Common Question Types
- Graph Analysis: Be ready to interpret graphs showing cost curves, market supply/demand, and the effects of entry/exit.
- Scenario-Based Questions: Apply the shutdown rule and entry/exit principles to real-world scenarios.
- Long-Run Equilibrium: Explain how competitive markets reach zero economic profit in the long run.
Last-Minute Tips
- Time Management: Don't spend too long on any one question. If you're stuck, move on and come back later.
- Common Pitfalls: Be careful with short-run vs. long-run distinctions. Remember, fixed costs matter in the short run but not the long run.
- FRQs: Clearly label your graphs and explain your reasoning step-by-step.
Practice Questions
Practice Question
Multiple Choice Questions
-
A perfectly competitive firm is producing at a level where its marginal cost is greater than its average variable cost, and its average total cost is greater than the market price. Which of the following must be true? (A) The firm is making an economic profit. (B) The firm is making an economic loss, but should continue to produce in the short run. (C) The firm is making an economic loss and should shut down in the short run. (D) The firm is producing at the allocatively efficient level of output. (E) The firm is producing where marginal revenue is equal to marginal cost.
-
If firms in a perfectly competitive industry are earning positive economic profits, which of the following will most likely occur in the long run? (A) New firms will enter the industry, and the market price will fall. (B) New firms will enter the industry, and the market price will rise. (C) Existing firms will increase their output, and the market price will fall. (D) Existing firms will decrease their output, and the market price will rise. (E) Existing firms will exit the industry, and the market price will rise.
Free Response Question
Assume that the market for widgets is perfectly competitive. The market is currently in long-run equilibrium.

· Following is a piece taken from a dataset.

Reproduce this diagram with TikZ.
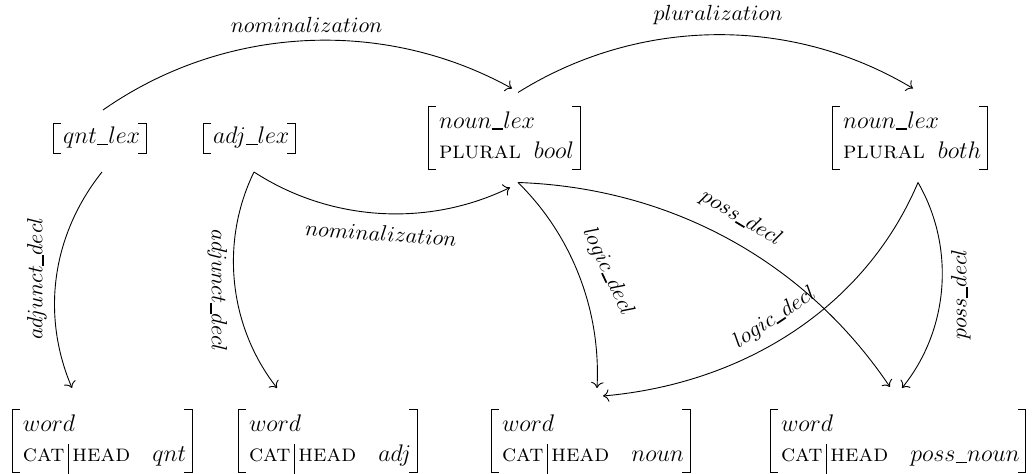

(a) Draw correctly labeled side-by-side graphs for the widget market and a typical firm in the widget market. On your graphs, show the market price and quantity, the firm’s quantity, and the firm’s average total cost.
(b) Now assume that there is an increase in the demand for widgets. On your graphs in part (a), show the short-run effects of the increase in demand on the market price and quantity, the firm’s quantity, and the firm’s profit or loss. Explain the changes in the market and the firm.
(c) Given your answer to part (b), what will happen to the number of firms in the widget market in the long run? Explain.
(d) On your graphs in part (a), show the long-run effects of the increase in demand on the market price and quantity, the firm’s quantity, and the firm’s profit or loss. Explain the changes in the market and the firm.
Scoring Guidelines for FRQ:
(a) (3 points) - 1 point: Correctly labeled market graph with downward-sloping demand and upward-sloping supply curves, showing equilibrium price and quantity. - 1 point: Correctly labeled firm graph with a horizontal demand curve at the market price, showing the firm's quantity where P=MC. - 1 point: Correctly showing the firm's ATC curve tangent to the demand curve at the firm's quantity.
(b) (4 points) - 1 point: On the market graph, show a rightward shift of the demand curve, resulting in a higher equilibrium price and quantity. - 1 point: On the firm graph, show the horizontal demand curve shifting up to the new market price and the firm increasing quantity to where P=MC. - 1 point: Correctly show that the firm is earning a profit (P > ATC). - 1 point: Explanation that the increase in demand leads to higher market price and quantity, and the firm increases quantity to maximize profit.
(c) (2 points) - 1 point: Explanation that the positive profit will attract new firms to enter the market. - 1 point: Explanation that the entry of new firms will increase market supply.
(d) (3 points) - 1 point: On the market graph, show the supply curve shifting to the right, resulting in a lower market price and higher market quantity. - 1 point: On the firm graph, show the horizontal demand curve shifting down to the new market price and the firm decreasing quantity to where P=MC. - 1 point: Explanation that the market price decreases until the firm is earning zero economic profit (P=ATC).